● Direction:
Starting at the line that has "Give me the matplotlib source for this chart." and stopping after the line that has "import numpy as np", reproduce the listing below exactly; omit everything else.
═════ Working data
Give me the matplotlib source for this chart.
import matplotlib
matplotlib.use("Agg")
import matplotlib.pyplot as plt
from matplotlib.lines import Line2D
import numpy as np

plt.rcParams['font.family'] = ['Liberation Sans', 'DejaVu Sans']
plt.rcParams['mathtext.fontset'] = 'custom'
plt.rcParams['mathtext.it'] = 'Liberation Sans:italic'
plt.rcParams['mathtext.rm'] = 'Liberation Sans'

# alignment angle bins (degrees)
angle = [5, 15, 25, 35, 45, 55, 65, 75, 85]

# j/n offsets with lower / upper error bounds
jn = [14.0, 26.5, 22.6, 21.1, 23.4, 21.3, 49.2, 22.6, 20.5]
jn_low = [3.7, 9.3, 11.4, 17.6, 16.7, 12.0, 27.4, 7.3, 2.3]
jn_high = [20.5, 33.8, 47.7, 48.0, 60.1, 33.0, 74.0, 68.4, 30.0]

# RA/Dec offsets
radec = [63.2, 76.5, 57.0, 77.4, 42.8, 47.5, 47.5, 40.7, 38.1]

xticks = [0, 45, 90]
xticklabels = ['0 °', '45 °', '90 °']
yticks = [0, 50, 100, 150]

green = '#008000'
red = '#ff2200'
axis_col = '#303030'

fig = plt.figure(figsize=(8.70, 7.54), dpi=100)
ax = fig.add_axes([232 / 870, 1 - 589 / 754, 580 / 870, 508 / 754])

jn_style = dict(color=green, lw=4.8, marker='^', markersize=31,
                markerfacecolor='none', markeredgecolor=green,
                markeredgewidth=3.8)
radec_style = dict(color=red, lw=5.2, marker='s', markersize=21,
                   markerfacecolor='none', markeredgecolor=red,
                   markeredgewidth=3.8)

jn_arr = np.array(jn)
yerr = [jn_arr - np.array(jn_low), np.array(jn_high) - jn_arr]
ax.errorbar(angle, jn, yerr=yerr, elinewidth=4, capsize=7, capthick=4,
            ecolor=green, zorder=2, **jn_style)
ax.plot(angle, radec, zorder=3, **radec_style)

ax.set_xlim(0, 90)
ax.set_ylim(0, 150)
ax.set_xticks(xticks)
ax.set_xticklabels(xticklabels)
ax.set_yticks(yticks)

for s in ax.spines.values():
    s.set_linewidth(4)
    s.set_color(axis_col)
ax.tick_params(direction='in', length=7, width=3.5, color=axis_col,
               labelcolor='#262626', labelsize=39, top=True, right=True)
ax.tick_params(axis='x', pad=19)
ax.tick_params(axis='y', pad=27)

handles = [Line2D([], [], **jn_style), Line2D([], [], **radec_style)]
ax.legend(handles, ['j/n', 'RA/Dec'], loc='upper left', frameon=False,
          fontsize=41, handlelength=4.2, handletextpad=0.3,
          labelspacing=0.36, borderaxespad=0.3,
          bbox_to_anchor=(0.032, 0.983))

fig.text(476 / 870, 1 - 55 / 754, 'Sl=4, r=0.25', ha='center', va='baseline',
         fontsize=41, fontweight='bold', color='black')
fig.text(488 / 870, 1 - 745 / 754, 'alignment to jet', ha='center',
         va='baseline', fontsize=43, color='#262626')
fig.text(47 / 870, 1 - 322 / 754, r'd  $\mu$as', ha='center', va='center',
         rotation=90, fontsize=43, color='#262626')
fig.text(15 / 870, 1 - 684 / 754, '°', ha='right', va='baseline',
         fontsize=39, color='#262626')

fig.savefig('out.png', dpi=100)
══════════
═════ Working data
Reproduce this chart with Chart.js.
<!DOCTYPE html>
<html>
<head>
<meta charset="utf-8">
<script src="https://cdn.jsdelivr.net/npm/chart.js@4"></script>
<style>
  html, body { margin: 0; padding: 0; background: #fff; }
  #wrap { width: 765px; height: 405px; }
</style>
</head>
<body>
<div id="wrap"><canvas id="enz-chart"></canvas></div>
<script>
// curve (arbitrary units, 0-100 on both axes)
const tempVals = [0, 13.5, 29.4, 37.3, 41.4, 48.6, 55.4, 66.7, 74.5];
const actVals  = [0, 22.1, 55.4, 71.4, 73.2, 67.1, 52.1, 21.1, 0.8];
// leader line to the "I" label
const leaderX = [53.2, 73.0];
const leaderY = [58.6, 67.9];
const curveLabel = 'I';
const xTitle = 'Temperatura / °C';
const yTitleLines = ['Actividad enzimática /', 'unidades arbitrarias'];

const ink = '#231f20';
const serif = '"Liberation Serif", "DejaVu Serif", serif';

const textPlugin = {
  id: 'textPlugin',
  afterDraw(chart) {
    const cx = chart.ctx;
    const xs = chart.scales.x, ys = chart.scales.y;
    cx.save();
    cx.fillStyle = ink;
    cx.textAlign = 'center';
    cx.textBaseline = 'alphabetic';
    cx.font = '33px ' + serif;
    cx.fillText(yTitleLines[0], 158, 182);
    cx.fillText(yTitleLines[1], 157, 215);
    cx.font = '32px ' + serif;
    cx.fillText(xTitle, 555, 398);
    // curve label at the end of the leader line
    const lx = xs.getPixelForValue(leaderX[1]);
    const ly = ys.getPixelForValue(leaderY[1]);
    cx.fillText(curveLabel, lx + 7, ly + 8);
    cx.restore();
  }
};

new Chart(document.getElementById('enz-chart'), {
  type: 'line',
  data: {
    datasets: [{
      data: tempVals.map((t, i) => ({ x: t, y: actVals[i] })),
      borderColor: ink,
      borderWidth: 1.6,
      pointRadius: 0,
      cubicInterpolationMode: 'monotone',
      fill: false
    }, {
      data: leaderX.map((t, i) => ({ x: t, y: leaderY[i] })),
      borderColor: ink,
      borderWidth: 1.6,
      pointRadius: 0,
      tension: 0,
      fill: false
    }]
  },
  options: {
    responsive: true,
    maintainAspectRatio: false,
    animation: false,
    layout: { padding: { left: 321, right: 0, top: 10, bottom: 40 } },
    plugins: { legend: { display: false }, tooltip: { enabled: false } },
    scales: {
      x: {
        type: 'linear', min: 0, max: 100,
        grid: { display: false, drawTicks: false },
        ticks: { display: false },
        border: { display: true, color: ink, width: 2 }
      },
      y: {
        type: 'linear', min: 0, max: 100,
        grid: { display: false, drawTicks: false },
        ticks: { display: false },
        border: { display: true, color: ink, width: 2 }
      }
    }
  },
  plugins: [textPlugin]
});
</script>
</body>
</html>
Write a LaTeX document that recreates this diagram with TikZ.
══════════
● Correct response:
Give me the matplotlib source for this chart.
import matplotlib
matplotlib.use("Agg")
import matplotlib.pyplot as plt
from matplotlib.lines import Line2D
import numpy as np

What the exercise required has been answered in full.